# Dataset content
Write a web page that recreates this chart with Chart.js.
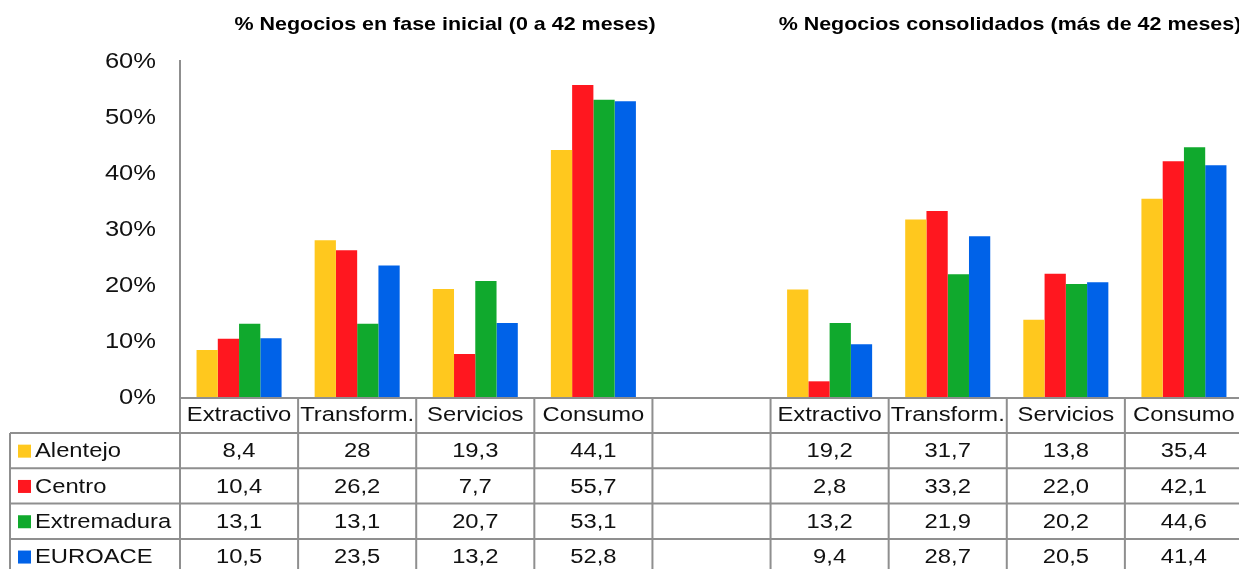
<!DOCTYPE html>
<html>
<head>
<meta charset="utf-8">
<script src="https://cdn.jsdelivr.net/npm/chart.js@4"></script>
<style>
  body { margin: 0; background: #fff; overflow: hidden; }
  #wrap { width: 1243px; height: 569px; position: relative; }
</style>
</head>
<body>
<div id="wrap"><canvas id="grafico"></canvas></div>
<script>
    // datos (tal como aparecen en la tabla)
    const categorias = ['Extractivo', 'Transform.', 'Servicios', 'Consumo', '', 'Extractivo', 'Transform.', 'Servicios', 'Consumo'];
    const alentejo    = ['8,4', '28', '19,3', '44,1', null, '19,2', '31,7', '13,8', '35,4'];
    const centro      = ['10,4', '26,2', '7,7', '55,7', null, '2,8', '33,2', '22,0', '42,1'];
    const extremadura = ['13,1', '13,1', '20,7', '53,1', null, '13,2', '21,9', '20,2', '44,6'];
    const euroace     = ['10,5', '23,5', '13,2', '52,8', null, '9,4', '28,7', '20,5', '41,4'];
    const titulos = ['% Negocios en fase inicial (0 a 42 meses)', '% Negocios consolidados (más de 42 meses)'];
    const ticksY = [0, 10, 20, 30, 40, 50, 60];

    const series = [
      { nome: 'Alentejo', textos: alentejo, cor: '#FFC81E' },
      { nome: 'Centro', textos: centro, cor: '#FF171F' },
      { nome: 'Extremadura', textos: extremadura, cor: '#10A92D' },
      { nome: 'EUROACE', textos: euroace, cor: '#0062E8' }
    ];

    const num = t => t === null ? null : parseFloat(t.replace(',', '.'));

    const LINHA = '#8f8f8f';
    const FONTE = '"Liberation Sans", Arial, sans-serif';
    const ESTICA = 1.16; // o texto da imagem original está um pouco esticado na horizontal

    function texto(ctx, str, x, y, align) {
      ctx.save();
      ctx.translate(x, y);
      ctx.scale(ESTICA, 1);
      ctx.textAlign = align;
      ctx.fillText(str, 0, 0);
      ctx.restore();
    }

    // desenha títulos, rótulos do eixo y e a tabela de dados
    const tabelaPlugin = {
      id: 'tabela',
      afterDraw(chart) {
        const ctx = chart.ctx;
        const x = chart.scales.x;
        const yS = chart.scales.y;
        const area = chart.chartArea;
        const n = categorias.length;
        const larg = area.width / n;
        const topo = area.bottom + 1;
        const altCab = 35, altLin = 35.3;
        const esq = 10;

        ctx.save();
        ctx.textBaseline = 'middle';
        // títulos
        ctx.fillStyle = '#000';
        ctx.font = 'bold 18.5px ' + FONTE;
        texto(ctx, titulos[0], 445, 25, 'center');
        texto(ctx, titulos[1], 1010, 25, 'center');

        // rótulos do eixo y
        ctx.fillStyle = '#111';
        ctx.font = '22px ' + FONTE;
        ticksY.forEach(v => texto(ctx, v + '%', 156, yS.getPixelForValue(v) + 1, 'right'));

        ctx.strokeStyle = LINHA;
        ctx.lineWidth = 2;
        ctx.beginPath();
        ctx.moveTo(area.left, topo);
        ctx.lineTo(area.right, topo);
        for (let r = 0; r <= series.length; r++) {
          const y = topo + altCab + r * altLin;
          ctx.moveTo(esq, y);
          ctx.lineTo(area.right, y);
        }
        ctx.moveTo(esq, topo + altCab);
        ctx.lineTo(esq, chart.height);
        for (let i = 0; i <= n; i++) {
          const xv = area.left + i * larg;
          ctx.moveTo(xv, topo);
          ctx.lineTo(xv, chart.height);
        }
        ctx.stroke();

        // cabeçalho
        ctx.fillStyle = '#111';
        ctx.font = '20.5px ' + FONTE;
        categorias.forEach((c, i) => {
          texto(ctx, c, x.getPixelForValue(i), topo + altCab / 2, 'center');
        });

        // linhas de valores
        series.forEach((s, r) => {
          const yc = topo + altCab + r * altLin + altLin / 2 + 1;
          ctx.fillStyle = s.cor;
          ctx.fillRect(18, yc - 7, 13, 13);
          ctx.fillStyle = '#111';
          texto(ctx, s.nome, 35, yc, 'left');
          s.textos.forEach((t, i) => {
            if (t !== null) texto(ctx, t, x.getPixelForValue(i), yc, 'center');
          });
        });
        ctx.restore();
      }
    };

    const ctx = document.getElementById('grafico').getContext('2d');
    const chart = new Chart(ctx, {
      type: 'bar',
      data: {
        labels: categorias,
        datasets: series.map(s => ({
          label: s.nome,
          data: s.textos.map(num),
          backgroundColor: s.cor,
          borderWidth: 0
        }))
      },
      options: {
        responsive: true,
        maintainAspectRatio: false,
        animation: false,
        layout: { padding: { top: 61, bottom: 172, left: 0, right: 0 } },
        plugins: { legend: { display: false }, tooltip: { enabled: false } },
        datasets: { bar: { barPercentage: 1, categoryPercentage: 0.72 } },
        scales: {
          x: { display: false },
          y: {
            min: 0, max: 60,
            afterFit(scale) { scale.width = 180; },
            afterBuildTicks(scale) { scale.ticks = ticksY.map(v => ({ value: v })); },
            grid: { display: false, drawTicks: false },
            border: { color: LINHA, width: 2 },
            ticks: { display: false }
          }
        }
      },
      plugins: [tabelaPlugin]
    });
</script>
</body>
</html>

# Exercise
Locate each line containing the string "chart" and show it.

# Output of the exercise
Write a web page that recreates this chart with Chart.js.
<script src="https://cdn.jsdelivr.net/npm/chart.js@4"></script>
      afterDraw(chart) {
        const ctx = chart.ctx;
        const x = chart.scales.x;
        const yS = chart.scales.y;
        const area = chart.chartArea;
        ctx.lineTo(esq, chart.height);
          ctx.lineTo(xv, chart.height);
    const chart = new Chart(ctx, {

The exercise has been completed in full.